Untuk memutus mata rantai kenaikan harga beras ini, operasi pasar perlu dilakukan pemerintah. Karena itu, kecukupan cadangan beras di Bulog menjadi sangat penting. Dan impor menjadi sesuatu yang tak terelakkan.

(Baca pula: Harga Beras Tinggi, Angka Kemiskinan Terancam Naik).

Ini memang bukan pilihan ideal. Tapi membiarkan harga beras terus melambung akan menyengsarakan rakyat miskin. Seperempat penghasilan orang miskin digunakan untuk membeli beras dan tiga perempat orang miskin adalah net-consumer beras (mengkonsumsi beras lebih banyak dari yang diproduksinya).

Perlu dicatat juga bahwa sebanyak 35 persen rumah tangga petani (14 juta) hanyalah petani gurem yang cuma punya lahan kurang dari seperempat hektare. Bahkan lainnya hanya buruh tani. Karena itu, mereka pun merupakan konsumen beras yang terpukul jika harga beras tinggi.

Keributan pada 2006 menjadi contoh buruk yang jangan sampai terulang.
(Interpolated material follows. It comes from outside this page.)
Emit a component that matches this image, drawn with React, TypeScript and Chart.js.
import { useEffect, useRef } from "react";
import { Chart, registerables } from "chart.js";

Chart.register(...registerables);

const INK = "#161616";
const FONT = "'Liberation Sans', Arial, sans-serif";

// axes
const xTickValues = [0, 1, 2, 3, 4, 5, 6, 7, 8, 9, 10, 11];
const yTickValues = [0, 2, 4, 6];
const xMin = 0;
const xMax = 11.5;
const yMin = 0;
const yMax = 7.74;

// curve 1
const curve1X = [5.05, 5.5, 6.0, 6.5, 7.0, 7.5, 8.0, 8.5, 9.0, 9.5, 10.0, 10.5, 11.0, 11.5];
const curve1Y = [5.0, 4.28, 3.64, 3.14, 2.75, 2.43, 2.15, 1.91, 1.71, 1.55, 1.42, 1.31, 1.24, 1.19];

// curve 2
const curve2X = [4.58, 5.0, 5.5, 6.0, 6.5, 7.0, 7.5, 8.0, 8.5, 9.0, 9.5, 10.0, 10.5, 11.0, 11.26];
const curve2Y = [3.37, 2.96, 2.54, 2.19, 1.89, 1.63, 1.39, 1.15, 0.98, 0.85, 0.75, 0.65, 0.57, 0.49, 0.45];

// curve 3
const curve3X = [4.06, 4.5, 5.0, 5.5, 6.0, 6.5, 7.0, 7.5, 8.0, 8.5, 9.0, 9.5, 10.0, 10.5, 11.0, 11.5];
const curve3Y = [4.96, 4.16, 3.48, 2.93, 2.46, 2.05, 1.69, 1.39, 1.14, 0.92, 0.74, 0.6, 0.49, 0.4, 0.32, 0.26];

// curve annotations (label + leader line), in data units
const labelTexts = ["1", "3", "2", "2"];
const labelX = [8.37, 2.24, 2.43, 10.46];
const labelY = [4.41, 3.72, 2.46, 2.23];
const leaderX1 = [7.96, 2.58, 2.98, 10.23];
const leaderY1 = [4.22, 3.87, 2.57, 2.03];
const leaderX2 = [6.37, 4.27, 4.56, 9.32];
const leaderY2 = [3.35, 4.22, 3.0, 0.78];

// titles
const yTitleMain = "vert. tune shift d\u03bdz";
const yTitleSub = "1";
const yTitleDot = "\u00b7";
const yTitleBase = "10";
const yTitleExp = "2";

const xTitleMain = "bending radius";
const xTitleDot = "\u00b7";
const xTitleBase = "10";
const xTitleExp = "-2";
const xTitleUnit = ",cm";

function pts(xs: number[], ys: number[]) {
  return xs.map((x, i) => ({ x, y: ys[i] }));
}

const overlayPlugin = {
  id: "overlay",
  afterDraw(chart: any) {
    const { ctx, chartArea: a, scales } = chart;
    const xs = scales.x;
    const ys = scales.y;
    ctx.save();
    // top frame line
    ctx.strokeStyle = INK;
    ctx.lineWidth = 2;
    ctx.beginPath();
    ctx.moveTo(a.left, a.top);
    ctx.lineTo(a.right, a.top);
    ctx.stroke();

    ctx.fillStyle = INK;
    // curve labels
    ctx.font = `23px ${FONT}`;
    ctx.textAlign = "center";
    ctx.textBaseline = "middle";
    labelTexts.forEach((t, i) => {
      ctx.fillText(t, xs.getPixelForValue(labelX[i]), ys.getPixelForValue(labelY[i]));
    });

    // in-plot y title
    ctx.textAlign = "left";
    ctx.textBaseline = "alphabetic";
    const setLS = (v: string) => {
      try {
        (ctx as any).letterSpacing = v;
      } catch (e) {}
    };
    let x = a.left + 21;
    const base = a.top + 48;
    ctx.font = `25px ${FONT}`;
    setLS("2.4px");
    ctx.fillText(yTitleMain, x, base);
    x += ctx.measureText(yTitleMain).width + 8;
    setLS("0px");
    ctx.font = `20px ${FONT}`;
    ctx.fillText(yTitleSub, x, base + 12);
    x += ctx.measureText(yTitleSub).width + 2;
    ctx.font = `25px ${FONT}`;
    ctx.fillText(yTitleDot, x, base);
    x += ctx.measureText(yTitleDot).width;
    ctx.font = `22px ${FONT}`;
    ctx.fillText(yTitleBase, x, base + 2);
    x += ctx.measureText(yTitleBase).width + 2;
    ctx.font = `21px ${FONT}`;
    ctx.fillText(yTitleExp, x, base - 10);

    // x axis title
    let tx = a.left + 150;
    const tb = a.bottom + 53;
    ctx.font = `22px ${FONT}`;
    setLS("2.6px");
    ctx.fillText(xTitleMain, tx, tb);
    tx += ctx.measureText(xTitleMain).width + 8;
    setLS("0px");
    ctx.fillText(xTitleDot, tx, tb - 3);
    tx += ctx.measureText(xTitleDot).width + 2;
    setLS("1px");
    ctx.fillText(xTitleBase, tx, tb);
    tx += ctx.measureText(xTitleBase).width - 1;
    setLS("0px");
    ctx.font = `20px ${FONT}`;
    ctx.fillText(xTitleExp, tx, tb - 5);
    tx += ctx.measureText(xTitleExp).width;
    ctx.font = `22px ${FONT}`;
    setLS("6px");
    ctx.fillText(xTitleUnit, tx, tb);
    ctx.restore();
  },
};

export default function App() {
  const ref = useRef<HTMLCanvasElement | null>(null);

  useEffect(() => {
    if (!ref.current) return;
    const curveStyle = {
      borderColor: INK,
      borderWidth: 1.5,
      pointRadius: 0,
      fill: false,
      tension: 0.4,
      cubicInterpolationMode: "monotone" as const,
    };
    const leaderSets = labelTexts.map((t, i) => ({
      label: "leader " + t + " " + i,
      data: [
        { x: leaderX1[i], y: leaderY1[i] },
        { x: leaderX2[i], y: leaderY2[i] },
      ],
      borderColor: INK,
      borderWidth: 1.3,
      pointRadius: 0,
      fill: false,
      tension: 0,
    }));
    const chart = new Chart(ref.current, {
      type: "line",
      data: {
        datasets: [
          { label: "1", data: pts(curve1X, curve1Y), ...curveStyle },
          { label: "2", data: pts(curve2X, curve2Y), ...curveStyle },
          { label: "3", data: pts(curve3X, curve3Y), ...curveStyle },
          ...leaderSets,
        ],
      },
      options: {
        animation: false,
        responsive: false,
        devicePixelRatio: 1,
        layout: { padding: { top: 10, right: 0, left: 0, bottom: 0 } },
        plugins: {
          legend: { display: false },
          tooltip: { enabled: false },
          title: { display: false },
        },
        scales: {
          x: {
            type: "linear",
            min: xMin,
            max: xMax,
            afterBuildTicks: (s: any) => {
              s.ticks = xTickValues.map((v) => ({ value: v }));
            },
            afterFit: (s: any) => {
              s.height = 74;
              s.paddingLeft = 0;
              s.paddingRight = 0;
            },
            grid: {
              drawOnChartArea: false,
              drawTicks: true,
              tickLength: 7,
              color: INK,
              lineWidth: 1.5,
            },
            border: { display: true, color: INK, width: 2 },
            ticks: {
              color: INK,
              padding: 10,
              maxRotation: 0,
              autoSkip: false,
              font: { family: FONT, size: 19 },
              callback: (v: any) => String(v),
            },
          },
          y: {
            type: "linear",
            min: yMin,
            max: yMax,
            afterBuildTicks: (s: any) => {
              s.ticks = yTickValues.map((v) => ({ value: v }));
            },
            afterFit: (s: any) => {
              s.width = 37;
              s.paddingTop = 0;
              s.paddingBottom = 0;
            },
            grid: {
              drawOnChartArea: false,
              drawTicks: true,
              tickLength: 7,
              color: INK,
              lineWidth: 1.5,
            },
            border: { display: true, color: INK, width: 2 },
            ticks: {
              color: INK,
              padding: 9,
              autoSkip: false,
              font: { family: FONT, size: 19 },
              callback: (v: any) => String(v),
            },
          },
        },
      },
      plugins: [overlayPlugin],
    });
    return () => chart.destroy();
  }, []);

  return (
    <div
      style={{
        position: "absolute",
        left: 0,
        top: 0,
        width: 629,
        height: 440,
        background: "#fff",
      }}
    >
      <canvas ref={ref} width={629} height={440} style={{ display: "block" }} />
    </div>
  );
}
Larangan impor beras oleh DPR saat itu membuat harga beras melejit 33 persen (Februari 2005-Maret 2006). Angka ini jauh di atas kenaikan harga komoditas makanan lainnya sekitar 16,5 persen sebagai dampak dari kenaikan harga BBM sebesar rata-rata 114 persen.

Menurut studi Bank Dunia, adanya selisih kenaikan harga beras yang lebih tinggi 16,5 persen dibanding inflasi makanan lainnya itu telah berdampak pada penambahan jumlah orang miskin sebanyak 3,1 juta orang.

Hal itu sesungguhnya tak perlu terjadi jika saja kenaikan harga beras bisa direm. Sebab, dampak dari kenaikan harga BBM itu sendiri telah diredam oleh pemberian Dana Bantuan Langsung Tunai kepada rakyat miskin.

Berkaca pada pengalaman pahit itu, para politisi hendaknya tak lagi bermain api dengan isu impor beras, sebab pertaruhannya adalah nasib jutaan rakyat miskin. Pemerintah pun selayaknya tidak mudah terjebak dalam jargon semu swasembada yang menyesatkan, meski perlu selalu waspada terhadap para pemburu rente impor beras.